Tout cela laisse augurer du montant de la fraude sociale lorsque l’on sait qu’en 2020 les dépenses de protection sociale ont atteint 872 milliards d’euros, dont 46 milliards de dépenses exceptionnelles liées à la pandémie. Ce constat donne le vertige.
Reste à s’interroger sur les moyens qui permettraient d’endiguer ou, au moins, de limiter le fléau de la fraude sociale.
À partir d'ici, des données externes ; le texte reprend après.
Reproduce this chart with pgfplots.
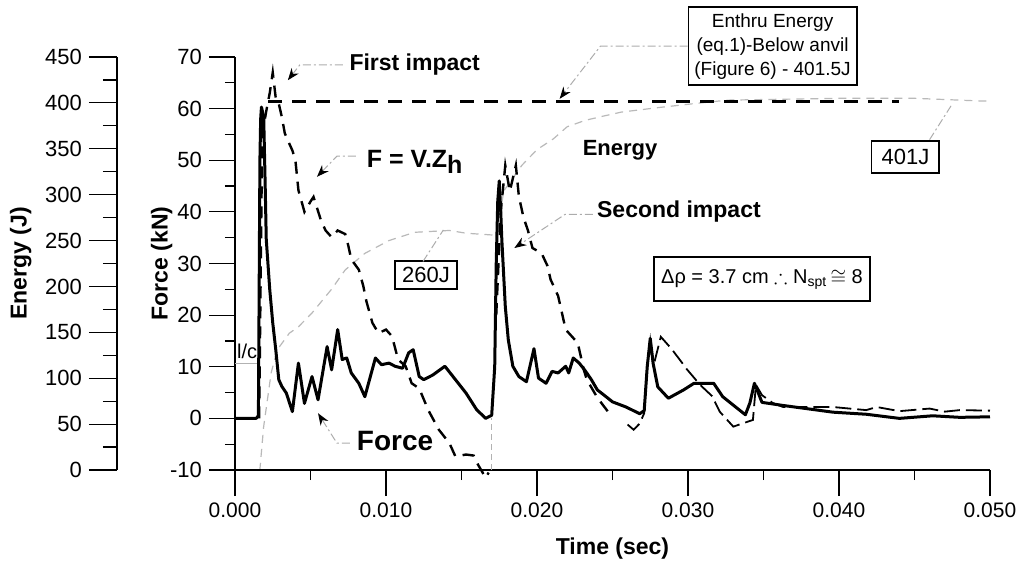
\documentclass[border=0pt]{standalone}
\usepackage{amssymb}
\usepackage{fontspec}
\setmainfont{Liberation Sans}
\usepackage{pgfplots}
\pgfplotsset{compat=1.18}
\usetikzlibrary{arrows.meta,calc}

\tikzset{
  lead/.style={gray!65, line width=0.5pt, dash pattern=on 4pt off 1.5pt on 1pt off 1.5pt},
  tip/.style={-{Stealth[length=6pt,width=4.5pt,color=black]}},
  thin gray/.style={gray!60, line width=0.5pt, dash pattern=on 3pt off 2pt},
}

\begin{document}
\begin{tikzpicture}
% energy scale, drawn on its own axis line to the left
\begin{axis}[name=energy, at={(0pt,0pt)}, anchor=south west,
 scale only axis, width=436.5pt, height=206.5pt,
 xmin=-0.00781, xmax=0.05, ymin=0, ymax=450,
 axis x line=none, axis y line=left, axis line style={-, line width=0.8pt},
 ytick={0,50,100,150,200,250,300,350,400,450}, minor y tick num=1,
 tick align=outside, major tick length=14pt, minor tick length=7pt,
 tick style={black, line width=0.6pt},
 /pgf/number format/assume math mode=true,
 yticklabel style={font=\fontsize{11}{13}\selectfont},
 ylabel={Energy (J)}, ylabel style={font=\fontsize{11.5}{13}\selectfont\bfseries},
 clip=false]
% energy from the velocity record
\addplot[gray!55, line width=0.6pt, dash pattern=on 4pt off 3pt] coordinates {
 (0.0016,0) (0.00165,0) (0.0019,47) (0.0024,106) (0.0028,131) (0.0036,149)
 (0.0042,156) (0.0051,171) (0.0064,197) (0.0073,218) (0.0086,236) (0.0102,250)
 (0.0119,259) (0.0142,261) (0.0153,258) (0.0171,256) (0.0174,262) (0.0178,304)
 (0.0190,332) (0.0200,349) (0.0211,361) (0.0220,374) (0.0232,381) (0.0245,386)
 (0.0256,390) (0.0281,395) (0.0303,399) (0.0326,403) (0.0400,405) (0.0450,405)
 (0.0495,402) (0.0500,402)};
% Enthru energy level
\addplot[black, line width=1.3pt, dash pattern=on 7pt off 5pt] coordinates {(0.0022,401.5) (0.0440,401.5)};
\end{axis}

\begin{axis}[name=force, at={(59pt,0pt)}, anchor=south west,
 scale only axis, width=377.5pt, height=206.5pt,
 xmin=0, xmax=0.05, ymin=-10, ymax=70,
 axis lines=left, axis line style={-, line width=1pt},
 xtick={0,0.01,0.02,0.03,0.04,0.05},
 xticklabels={0.000,0.010,0.020,0.030,0.040,0.050}, scaled x ticks=false,
 minor x tick num=1,
 ytick={-10,0,10,20,30,40,50,60,70}, minor y tick num=1,
 tick align=outside, major tick length=13pt, minor tick length=5pt,
 tick style={black, line width=0.6pt},
 /pgf/number format/assume math mode=true,
 xticklabel style={font=\fontsize{10.5}{12}\selectfont},
 yticklabel style={font=\fontsize{11}{13}\selectfont},
 xlabel={Time (sec)}, ylabel={Force (kN)}, ylabel shift=-8pt, xlabel shift=3pt,
 label style={font=\fontsize{11.5}{13}\selectfont\bfseries},
 clip=false]
% measured force
\addplot[black, line width=1.5pt, line join=round] coordinates {
 (0,0) (0.0014,0) (0.00155,0.5) (0.0016,25) (0.00165,50) (0.0017,58) (0.00175,60.3)
 (0.0019,58.5) (0.0020,45) (0.00207,34.7) (0.0023,25) (0.0025,18.5) (0.0027,13.3)
 (0.0029,7.5) (0.0031,6.2) (0.0034,4.9) (0.0038,1.3) (0.0042,10.7) (0.0046,2.9)
 (0.0051,8.1) (0.0055,3.6) (0.0061,13.9) (0.0064,9.4) (0.0068,17.2) (0.0071,11.4)
 (0.0074,11.7) (0.0077,8.8) (0.0082,6.8) (0.0086,4.2) (0.0093,11.7) (0.0097,10.4)
 (0.0102,10.7) (0.0106,10.1) (0.0111,9.7) (0.0115,12.7) (0.0118,13.3) (0.0122,8.1)
 (0.0125,7.5) (0.0131,8.4) (0.0139,10.1) (0.0146,7.5) (0.0153,4.9) (0.0160,1.7)
 (0.0166,0) (0.0170,0.6) (0.0172,10) (0.0173,30) (0.0174,42) (0.0175,46) (0.0176,40)
 (0.01767,34.7) (0.0179,21.7) (0.0181,15.2) (0.0184,10.1) (0.0188,8.1) (0.0193,7.1)
 (0.0198,13.5) (0.0201,7.8) (0.0206,6.8) (0.0210,9.1) (0.0214,8.8) (0.0219,10.1)
 (0.0221,8.8) (0.0224,11.7) (0.0228,10.7) (0.0232,9.2) (0.0236,7.5) (0.0240,5.5)
 (0.0244,4.6) (0.0250,3.2) (0.0259,2.2) (0.0268,0.9) (0.0271,1.5) (0.0273,10)
 (0.0275,15.5) (0.0277,10.5) (0.0280,6.1) (0.0287,3.9) (0.0297,5.5) (0.0304,6.8)
 (0.0317,6.8) (0.0323,4.2) (0.0338,0.7) (0.0341,3) (0.0344,6.8) (0.0349,3.1)
 (0.0363,2.5) (0.0396,1.2) (0.0418,0.8) (0.0440,0) (0.0462,0.5) (0.0480,0.2)
 (0.0500,0.3)};
% F = V.Zh
\addplot[black, line width=1.2pt, dash pattern=on 6pt off 4pt] coordinates {
 (0.0016,0) (0.0018,55) (0.0021,60) (0.0023,63) (0.0025,67) (0.0027,62)
 (0.00285,61.6) (0.0031,58.4) (0.0033,55.2) (0.0036,53.2) (0.0038,51.9) (0.0040,50)
 (0.0042,44.2) (0.0046,40) (0.0050,42) (0.0052,42.9) (0.0057,38.3) (0.0060,36.4)
 (0.0064,35.1) (0.0068,36.4) (0.0073,35.7) (0.0075,33.5) (0.0077,30.8) (0.0082,28.8)
 (0.0085,25.6) (0.0087,22.7) (0.0091,18.5) (0.0095,16.5) (0.0100,17.2) (0.0104,15.9)
 (0.0108,11.4) (0.0113,10.1) (0.0117,6.8) (0.0122,5.8) (0.0128,1.6) (0.0135,-2.2)
 (0.0142,-4.8) (0.0146,-7.4) (0.0153,-7) (0.0158,-7.2) (0.0161,-9) (0.0164,-10.5)
 (0.0166,-11.5) (0.0168,-10.5)};
\addplot[black, line width=1.2pt, dash pattern=on 6pt off 4pt] coordinates {
 (0.0173,20) (0.0176,40) (0.0179,49) (0.0182,44) (0.0186,49) (0.0188,43) (0.0191,39)
 (0.0194,36.4) (0.0197,33) (0.0203,32) (0.0207,29.5) (0.0209,26.9) (0.0214,23.7)
 (0.0219,17.2) (0.0227,14.6) (0.0231,9.4) (0.0233,7.5) (0.0240,4) (0.0247,1.3)};
\addplot[black, line width=0.9pt, dash pattern=on 8pt off 3pt] coordinates {
 (0.0260,-1.2) (0.0264,-2.2) (0.0268,-1) (0.0271,1) (0.0273,10) (0.0275,15)
 (0.0277,10) (0.0282,15.8) (0.0289,13.5) (0.0296,10.8) (0.0299,9.6) (0.0308,6.5)
 (0.0316,4.3) (0.0321,1.3) (0.0330,-1.6) (0.0343,-0.3) (0.0345,6.5) (0.0349,4.5)
 (0.0356,3.0) (0.0363,2.2) (0.0396,2.2) (0.0418,1.6) (0.0425,2.2) (0.0440,1.4)
 (0.0460,1.9) (0.0470,1.3) (0.0480,1.6) (0.0500,1.5)};

% markers and annotations
\draw[thin gray] (axis cs:0.0170,-10) -- (axis cs:0.0170,0);
\draw[gray!60, line width=0.5pt] (axis cs:0,10.7) -- (axis cs:0.00146,10.7);
\node[font=\fontsize{10}{12}\selectfont] at (axis cs:0.0008,12.9) {l/c};

\node[font=\fontsize{11.5}{13}\selectfont\bfseries] at (axis cs:0.0119,68.5) {First impact};
\draw[lead,tip] (axis cs:0.00715,68.5) -- (axis cs:0.0043,68.5) -- (axis cs:0.0035,65.5);

\node[font=\fontsize{12.5}{14}\selectfont\bfseries] at (axis cs:0.0119,49.7) {F = V.Z\raisebox{-0.4ex}{h}};
\draw[lead,tip] (axis cs:0.0080,50.8) -- (axis cs:0.00675,50.8) -- (axis cs:0.00543,46.8);

\node[draw, line width=0.9pt, inner xsep=3.5pt, inner ysep=3pt, font=\fontsize{11}{13}\selectfont] at (axis cs:0.01265,27.8) {260J};
\draw[lead] (axis cs:0.01245,30.4) -- (axis cs:0.0138,36.5);

\node[font=\fontsize{14}{16}\selectfont\bfseries] at (axis cs:0.0106,-4.4) {Force};
\draw[lead,tip] (axis cs:0.0076,-4.8) -- (axis cs:0.00675,-4.8) -- (axis cs:0.0055,1.0);

\node[font=\fontsize{11}{13}\selectfont\bfseries] at (axis cs:0.0255,52) {Energy};

\node[font=\fontsize{11.5}{13}\selectfont\bfseries] at (axis cs:0.0294,40) {Second impact};
\draw[lead,tip] (axis cs:0.0237,39.5) -- (axis cs:0.02185,39.5) -- (axis cs:0.0185,33);

\node[draw, line width=0.9pt, align=center, inner sep=3pt, font=\fontsize{9.5}{12}\selectfont] (enthru) at (axis cs:0.0356,72.1)
 {Enthru Energy\\(eq.1)-Below anvil\\(Figure 6) - 401.5J};
\draw[lead,tip] (enthru.west) -- (axis cs:0.0242,72.1) -- (axis cs:0.0215,61.9);

\node[draw, line width=0.9pt, inner xsep=5pt, inner ysep=4pt, font=\fontsize{11}{13}\selectfont] at (axis cs:0.0444,50.6) {401J};
\draw[lead] (axis cs:0.0460,54) -- (axis cs:0.0475,60.9);

\node[draw, line width=0.9pt, inner xsep=3.5pt, inner ysep=6pt, font=\fontsize{10}{12}\selectfont] at (axis cs:0.0349,27)
 {Δρ = 3.7 cm $\therefore$ N\textsubscript{spt}\,$\cong$ 8};
\end{axis}

\pgfresetboundingbox
\path ($(force.south west)+(-117.5pt,-51.5pt)$) rectangle ($(force.south west)+(394pt,235pt)$);
\end{tikzpicture}
\end{document}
Il n’y a pas de grande fraude et de petite fraude, mais juste de la fraude, toujours condamnable
S’agissant des cartes Vitale surnuméraires, l’une des solutions est de remplacer les cartes Vitale existantes par des cartes biométriques, voire d’opter pour une carte d’identité électronique (et pour une carte de séjour, s’agissant des étrangers en situation régulière) incluant la carte Vitale. Certains de nos voisins ont déjà franchi le pas. Par exemple, depuis le 1er janvier 2014, tous les ressortissants belges âgés de 12 ans et plus ont une carte d’identité électronique qui inclut l’équivalent de notre carte Vitale. Cette mesure, qui est frappée au coin du bon sens, ne fait pourtant pas l’unanimité en France. Il faut en effet rappeler qu’elle a fait l’objet d’une proposition sénatoriale, hélas rejetée par l’Assemblée nationale le 3 décembre 2020, notamment au motif que le coût de la carte Vitale biométrique serait trop élevé. Ce coût passerait de 3 à 6 euros pour chaque carte. Cet argument pèse peu face au montant de la fraude sociale, qui lui aussi est sujet à polémique: jusqu’à une cinquantaine de milliards d’euros par an selon le magistrat Charles Prats, auteur d’un ouvrage sur le sujet et actuellement orateur national de Valérie Pécresse.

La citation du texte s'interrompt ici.